Les dirigeants des partis politiques devraient aussi obtenir une autorisation de sécurité de niveau « très secret » le plus tôt possible après leur accession à la direction, recommande la Commission. Cette cote de sécurité est nécessaire pour consulter les documents classifiés sur l’ingérence étrangère. Le chef conservateur Pierre Poilievre est le seul, à l’heure actuelle, qui refuse d’obtenir sa cote.

Le gouvernement a, pour sa part, déclaré qu’il accueille favorablement les conclusions de la juge Hogue et qu’il examinera les recommandations formulées dans son rapport final.

Un mauvais communicateur

Le gouvernement fédéral « a été, globalement, un mauvais communicateur » en ce qui a trait à l’ingérence étrangère, a conclu la juge Hogue dans son rapport.

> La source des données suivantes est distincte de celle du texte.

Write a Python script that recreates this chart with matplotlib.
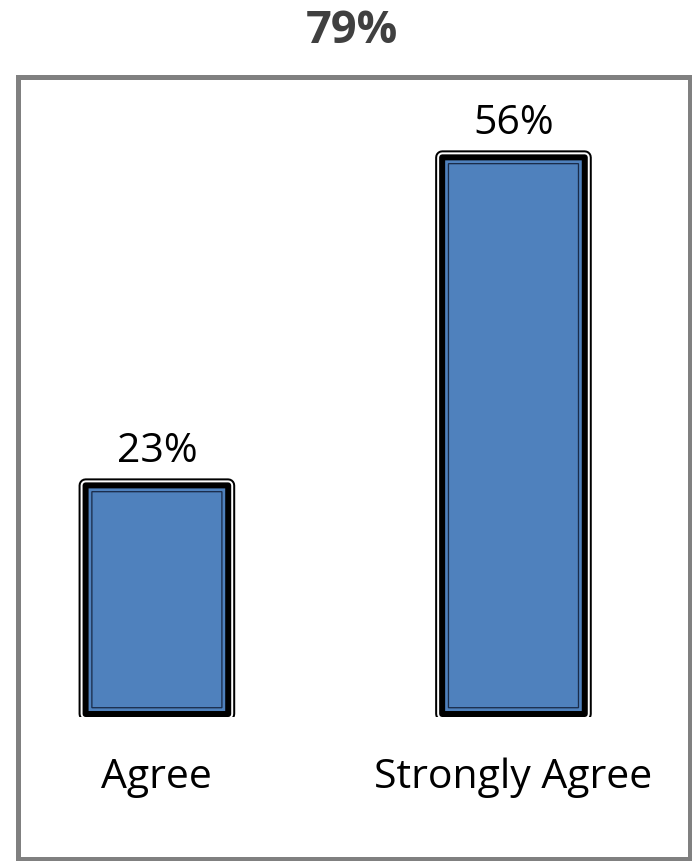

« Les moyens utilisés pour communiquer des informations à certains décideurs, incluant des élus, se sont révélés imparfaits. Très imparfaits, même, puisque certains rapports ne se sont simplement jamais rendus là où ils devaient se rendre », peut-on lire dans le rapport.

Les audiences publiques de la commission ont mis en évidence plusieurs cas où des informations essentielles se sont perdues en cours de route. L’hiver dernier, le premier ministre Justin Trudeau admettait ne jamais avoir pris connaissance d’une note préparée en 2019 par le directeur du Service canadien de Renseignement et de sécurité (SCRS) de l’époque, David Vigneault. Le premier ministre s’était alors défendu de ne pas être en mesure de consulter toutes les notes de breffage qui lui sont adressées et que la meilleure façon de lui transmettre une information était de le rencontrer en personne.

La Commission recommande ainsi au SCRS de mettre au point des mécanismes pour « signaler clairement » les rapports qu’il considère comme pertinents ou urgents pour certains ou tous les décideurs de haut rang. Le SCRS devrait également demander la tenue d’un breffage oral lorsqu’il estime que le renseignement nécessite une attention sur le plan politique.

Le rapport final conclut les travaux de la commission qui ont commencé en septembre 2023.